After tumbling during the recession, the hotel industry here and nationwide has been staging a comeback. Through the end of May, average occupancy at Twin Cities area hotels was 62 percent, up from 58 percent for the same period in 2012, according to Tennessee-based Smith Travel Research. The increased demand has allowed many hotels to raise their rates; average revenue per room, a key performance measure, has climbed 8 percent at area hotels in the last year.
The rebound has encouraged developers to re-enter the hotel construction market. In Burnsville, an investors’ group has purchased the last city-owned parcel in the Heart of the City redevelopment area, with plans to build a 90-room full-service hotel. The hotel, expected to open next year, will be the first built in the city since 1998.

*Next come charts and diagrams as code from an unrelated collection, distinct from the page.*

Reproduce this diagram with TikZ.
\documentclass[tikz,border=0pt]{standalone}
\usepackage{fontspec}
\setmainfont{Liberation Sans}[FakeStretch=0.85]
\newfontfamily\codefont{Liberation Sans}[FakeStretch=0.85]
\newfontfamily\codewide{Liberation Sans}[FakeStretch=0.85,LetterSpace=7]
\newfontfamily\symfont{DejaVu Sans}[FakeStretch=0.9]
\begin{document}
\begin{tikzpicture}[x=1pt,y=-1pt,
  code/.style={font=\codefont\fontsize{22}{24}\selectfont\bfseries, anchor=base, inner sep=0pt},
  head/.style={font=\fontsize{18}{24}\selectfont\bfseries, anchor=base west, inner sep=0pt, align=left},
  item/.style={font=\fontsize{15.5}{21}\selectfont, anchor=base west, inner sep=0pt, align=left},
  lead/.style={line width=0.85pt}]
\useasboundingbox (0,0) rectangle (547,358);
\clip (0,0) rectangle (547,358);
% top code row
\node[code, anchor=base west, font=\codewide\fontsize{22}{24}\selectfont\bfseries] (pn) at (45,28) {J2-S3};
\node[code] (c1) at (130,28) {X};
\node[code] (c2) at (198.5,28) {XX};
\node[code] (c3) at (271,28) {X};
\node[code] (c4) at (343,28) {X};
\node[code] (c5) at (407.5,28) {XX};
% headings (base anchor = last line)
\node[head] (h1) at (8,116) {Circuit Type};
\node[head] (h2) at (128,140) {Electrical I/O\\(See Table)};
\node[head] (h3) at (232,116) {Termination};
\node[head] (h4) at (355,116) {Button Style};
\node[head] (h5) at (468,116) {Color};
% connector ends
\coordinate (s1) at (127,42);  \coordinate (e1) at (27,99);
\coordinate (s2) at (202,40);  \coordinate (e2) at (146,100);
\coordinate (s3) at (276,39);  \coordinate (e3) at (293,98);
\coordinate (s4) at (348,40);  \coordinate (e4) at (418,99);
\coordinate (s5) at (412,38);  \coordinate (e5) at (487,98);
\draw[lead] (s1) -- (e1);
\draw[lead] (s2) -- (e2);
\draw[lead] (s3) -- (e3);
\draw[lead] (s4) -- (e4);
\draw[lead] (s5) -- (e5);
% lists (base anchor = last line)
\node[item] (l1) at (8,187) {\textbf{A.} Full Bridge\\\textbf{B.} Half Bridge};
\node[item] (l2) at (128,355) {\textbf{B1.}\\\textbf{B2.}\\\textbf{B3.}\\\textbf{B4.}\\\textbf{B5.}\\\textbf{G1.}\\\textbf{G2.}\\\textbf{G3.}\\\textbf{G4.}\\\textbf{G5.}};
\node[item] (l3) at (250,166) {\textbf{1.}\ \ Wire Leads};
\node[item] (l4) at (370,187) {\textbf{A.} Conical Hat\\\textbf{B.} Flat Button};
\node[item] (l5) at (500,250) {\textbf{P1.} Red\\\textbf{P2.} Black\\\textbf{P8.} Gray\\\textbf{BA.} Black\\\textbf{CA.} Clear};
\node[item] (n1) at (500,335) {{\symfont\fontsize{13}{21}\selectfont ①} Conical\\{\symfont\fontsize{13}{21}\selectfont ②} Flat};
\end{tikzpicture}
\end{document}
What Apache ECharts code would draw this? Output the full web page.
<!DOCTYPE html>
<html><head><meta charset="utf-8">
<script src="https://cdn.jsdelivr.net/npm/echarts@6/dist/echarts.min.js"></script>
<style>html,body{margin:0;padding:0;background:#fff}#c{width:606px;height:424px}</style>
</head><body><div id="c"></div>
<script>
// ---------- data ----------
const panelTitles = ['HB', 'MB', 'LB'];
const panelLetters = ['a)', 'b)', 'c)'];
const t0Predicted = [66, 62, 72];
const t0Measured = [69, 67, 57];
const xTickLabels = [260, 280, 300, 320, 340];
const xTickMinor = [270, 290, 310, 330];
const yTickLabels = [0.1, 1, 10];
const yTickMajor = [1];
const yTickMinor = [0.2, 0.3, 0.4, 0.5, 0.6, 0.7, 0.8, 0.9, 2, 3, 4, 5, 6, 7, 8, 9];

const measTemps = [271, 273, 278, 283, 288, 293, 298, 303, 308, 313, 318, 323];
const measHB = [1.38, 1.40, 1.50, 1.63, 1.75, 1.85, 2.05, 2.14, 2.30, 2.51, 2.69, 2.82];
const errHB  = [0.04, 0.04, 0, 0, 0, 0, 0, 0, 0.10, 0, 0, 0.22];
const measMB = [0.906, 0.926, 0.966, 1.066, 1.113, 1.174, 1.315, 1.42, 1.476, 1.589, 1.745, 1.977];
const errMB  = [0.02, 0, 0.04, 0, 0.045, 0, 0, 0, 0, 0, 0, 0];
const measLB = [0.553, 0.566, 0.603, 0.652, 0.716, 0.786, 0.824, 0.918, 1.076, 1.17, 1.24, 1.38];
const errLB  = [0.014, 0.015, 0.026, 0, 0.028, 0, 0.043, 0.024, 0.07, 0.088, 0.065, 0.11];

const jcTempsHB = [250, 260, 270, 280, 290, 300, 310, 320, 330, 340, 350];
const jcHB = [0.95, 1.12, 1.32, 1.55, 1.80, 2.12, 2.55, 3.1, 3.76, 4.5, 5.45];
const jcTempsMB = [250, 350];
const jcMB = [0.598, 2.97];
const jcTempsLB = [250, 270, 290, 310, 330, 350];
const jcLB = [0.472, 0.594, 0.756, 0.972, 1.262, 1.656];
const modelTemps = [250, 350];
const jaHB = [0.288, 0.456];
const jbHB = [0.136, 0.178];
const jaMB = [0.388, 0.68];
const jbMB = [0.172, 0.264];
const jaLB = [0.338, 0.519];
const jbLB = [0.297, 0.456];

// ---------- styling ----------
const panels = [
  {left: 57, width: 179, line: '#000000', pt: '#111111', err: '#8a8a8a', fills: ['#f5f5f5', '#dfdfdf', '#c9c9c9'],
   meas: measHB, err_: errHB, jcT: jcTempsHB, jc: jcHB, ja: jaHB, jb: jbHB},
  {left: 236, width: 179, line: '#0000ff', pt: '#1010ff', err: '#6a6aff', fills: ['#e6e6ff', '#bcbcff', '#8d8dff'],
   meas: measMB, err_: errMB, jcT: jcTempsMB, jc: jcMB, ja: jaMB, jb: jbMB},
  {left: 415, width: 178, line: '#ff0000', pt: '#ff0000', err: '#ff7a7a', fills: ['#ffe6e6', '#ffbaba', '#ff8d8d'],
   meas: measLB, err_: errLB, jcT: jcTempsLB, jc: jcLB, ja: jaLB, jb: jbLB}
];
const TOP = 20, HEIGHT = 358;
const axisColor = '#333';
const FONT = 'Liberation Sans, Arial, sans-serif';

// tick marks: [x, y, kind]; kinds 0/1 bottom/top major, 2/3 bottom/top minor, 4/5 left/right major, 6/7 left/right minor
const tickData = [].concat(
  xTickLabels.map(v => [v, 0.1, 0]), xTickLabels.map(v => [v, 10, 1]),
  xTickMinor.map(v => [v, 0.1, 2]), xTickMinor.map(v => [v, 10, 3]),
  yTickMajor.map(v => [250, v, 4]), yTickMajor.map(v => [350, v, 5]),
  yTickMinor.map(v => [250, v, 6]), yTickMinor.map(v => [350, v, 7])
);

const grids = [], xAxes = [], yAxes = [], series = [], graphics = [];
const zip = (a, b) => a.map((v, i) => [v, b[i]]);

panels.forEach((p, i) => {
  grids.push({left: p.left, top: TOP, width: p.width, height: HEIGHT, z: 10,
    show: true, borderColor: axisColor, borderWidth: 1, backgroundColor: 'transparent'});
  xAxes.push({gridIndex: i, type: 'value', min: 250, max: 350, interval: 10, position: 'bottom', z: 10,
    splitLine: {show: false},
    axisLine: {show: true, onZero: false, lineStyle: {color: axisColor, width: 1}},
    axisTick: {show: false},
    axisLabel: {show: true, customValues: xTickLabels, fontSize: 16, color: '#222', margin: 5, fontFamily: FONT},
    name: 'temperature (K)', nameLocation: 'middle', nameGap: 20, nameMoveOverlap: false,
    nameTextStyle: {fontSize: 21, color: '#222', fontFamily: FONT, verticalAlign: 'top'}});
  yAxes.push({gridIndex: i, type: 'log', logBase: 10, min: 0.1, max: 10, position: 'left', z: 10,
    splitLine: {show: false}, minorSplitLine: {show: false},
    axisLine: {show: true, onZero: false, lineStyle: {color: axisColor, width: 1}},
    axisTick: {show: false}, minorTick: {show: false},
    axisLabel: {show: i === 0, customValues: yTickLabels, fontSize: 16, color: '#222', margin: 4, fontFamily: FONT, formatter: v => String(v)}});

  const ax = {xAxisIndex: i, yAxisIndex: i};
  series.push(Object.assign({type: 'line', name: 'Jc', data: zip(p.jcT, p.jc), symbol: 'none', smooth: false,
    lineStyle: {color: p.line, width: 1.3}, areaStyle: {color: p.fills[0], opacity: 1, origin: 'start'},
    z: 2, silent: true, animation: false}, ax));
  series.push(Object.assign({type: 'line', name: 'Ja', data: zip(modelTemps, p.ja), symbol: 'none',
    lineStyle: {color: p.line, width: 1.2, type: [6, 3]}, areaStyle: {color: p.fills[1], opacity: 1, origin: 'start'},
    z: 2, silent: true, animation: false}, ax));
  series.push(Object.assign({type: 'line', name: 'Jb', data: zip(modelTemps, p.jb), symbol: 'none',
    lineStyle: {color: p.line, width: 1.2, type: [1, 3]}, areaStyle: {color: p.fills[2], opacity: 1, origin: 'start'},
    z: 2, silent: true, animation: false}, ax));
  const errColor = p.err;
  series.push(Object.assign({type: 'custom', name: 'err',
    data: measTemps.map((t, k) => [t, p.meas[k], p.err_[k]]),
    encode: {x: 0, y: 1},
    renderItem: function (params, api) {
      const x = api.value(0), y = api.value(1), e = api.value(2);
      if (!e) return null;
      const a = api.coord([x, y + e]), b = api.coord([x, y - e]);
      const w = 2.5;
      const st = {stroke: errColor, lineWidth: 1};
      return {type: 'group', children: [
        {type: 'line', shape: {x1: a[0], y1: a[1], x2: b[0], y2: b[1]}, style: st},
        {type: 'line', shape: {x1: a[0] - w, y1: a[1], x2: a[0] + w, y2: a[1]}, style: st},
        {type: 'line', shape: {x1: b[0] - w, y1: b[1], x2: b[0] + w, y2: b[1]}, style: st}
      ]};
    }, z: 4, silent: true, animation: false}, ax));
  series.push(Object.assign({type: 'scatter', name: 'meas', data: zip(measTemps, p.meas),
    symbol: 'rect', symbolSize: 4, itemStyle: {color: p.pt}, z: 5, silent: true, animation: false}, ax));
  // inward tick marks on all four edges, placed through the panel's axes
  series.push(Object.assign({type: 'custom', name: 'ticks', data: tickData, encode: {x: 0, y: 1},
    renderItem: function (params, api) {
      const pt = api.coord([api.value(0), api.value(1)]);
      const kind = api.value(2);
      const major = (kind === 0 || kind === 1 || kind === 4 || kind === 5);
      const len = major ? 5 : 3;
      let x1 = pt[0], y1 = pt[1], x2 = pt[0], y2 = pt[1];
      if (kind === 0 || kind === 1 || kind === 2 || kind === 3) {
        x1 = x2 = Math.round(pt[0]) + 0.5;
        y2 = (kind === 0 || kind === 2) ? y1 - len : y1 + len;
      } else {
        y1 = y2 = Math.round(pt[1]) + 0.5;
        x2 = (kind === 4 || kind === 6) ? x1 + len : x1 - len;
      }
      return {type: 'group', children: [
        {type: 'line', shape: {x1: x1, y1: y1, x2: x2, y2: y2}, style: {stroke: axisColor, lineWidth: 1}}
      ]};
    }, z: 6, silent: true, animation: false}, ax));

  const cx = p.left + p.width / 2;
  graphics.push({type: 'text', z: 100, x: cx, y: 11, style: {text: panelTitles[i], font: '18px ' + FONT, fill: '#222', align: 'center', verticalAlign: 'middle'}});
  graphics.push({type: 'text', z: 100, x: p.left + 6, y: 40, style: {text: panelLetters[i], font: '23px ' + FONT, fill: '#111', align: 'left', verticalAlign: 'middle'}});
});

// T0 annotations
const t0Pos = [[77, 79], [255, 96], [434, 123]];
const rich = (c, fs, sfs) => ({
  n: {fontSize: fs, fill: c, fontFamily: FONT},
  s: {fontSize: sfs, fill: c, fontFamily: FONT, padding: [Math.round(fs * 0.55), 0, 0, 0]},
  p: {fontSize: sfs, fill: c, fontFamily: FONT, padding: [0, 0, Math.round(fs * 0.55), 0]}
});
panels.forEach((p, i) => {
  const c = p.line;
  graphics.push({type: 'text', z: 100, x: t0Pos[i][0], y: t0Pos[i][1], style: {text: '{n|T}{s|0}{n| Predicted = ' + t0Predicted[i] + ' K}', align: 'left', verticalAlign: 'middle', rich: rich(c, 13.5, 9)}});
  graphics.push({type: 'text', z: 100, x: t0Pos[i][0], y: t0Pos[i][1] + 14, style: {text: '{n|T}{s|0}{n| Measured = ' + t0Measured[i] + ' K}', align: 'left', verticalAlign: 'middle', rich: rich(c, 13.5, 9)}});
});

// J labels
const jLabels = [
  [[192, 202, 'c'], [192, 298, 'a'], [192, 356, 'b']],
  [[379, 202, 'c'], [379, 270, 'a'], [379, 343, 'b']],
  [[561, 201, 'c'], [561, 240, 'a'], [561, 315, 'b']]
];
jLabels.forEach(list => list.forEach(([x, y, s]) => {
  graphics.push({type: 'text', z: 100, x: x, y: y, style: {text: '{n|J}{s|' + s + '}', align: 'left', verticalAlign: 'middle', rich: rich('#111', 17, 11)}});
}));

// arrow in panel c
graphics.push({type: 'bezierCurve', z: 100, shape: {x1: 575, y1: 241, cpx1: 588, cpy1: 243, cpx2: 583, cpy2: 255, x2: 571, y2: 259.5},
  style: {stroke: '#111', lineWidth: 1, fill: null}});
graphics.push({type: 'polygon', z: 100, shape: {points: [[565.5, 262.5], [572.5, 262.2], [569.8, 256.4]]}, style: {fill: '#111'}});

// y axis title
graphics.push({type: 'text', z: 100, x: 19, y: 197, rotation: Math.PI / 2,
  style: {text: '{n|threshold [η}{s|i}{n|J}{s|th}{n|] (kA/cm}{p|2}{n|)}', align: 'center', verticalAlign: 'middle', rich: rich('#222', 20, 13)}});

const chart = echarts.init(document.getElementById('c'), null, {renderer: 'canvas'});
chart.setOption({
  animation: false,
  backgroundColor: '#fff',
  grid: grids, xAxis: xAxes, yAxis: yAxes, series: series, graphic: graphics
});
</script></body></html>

In Eagan, hotel developers are eyeing the Cedar Grove redevelopment area near the new Bus Rapid Transit Line on Cedar Avenue, although none has submitted plans.
And in Hastings, proposals to redevelop the historic H.D. Hudson Sprayers building include one that would have a hotel.
Low interest rates have eased financing for hotel construction nationwide, Payne said. Cobblestone has told Farmington officials that if a hotel were to be built there, it likely would cost about $3 million. Wogernese said none of its hotels has been built with public financing.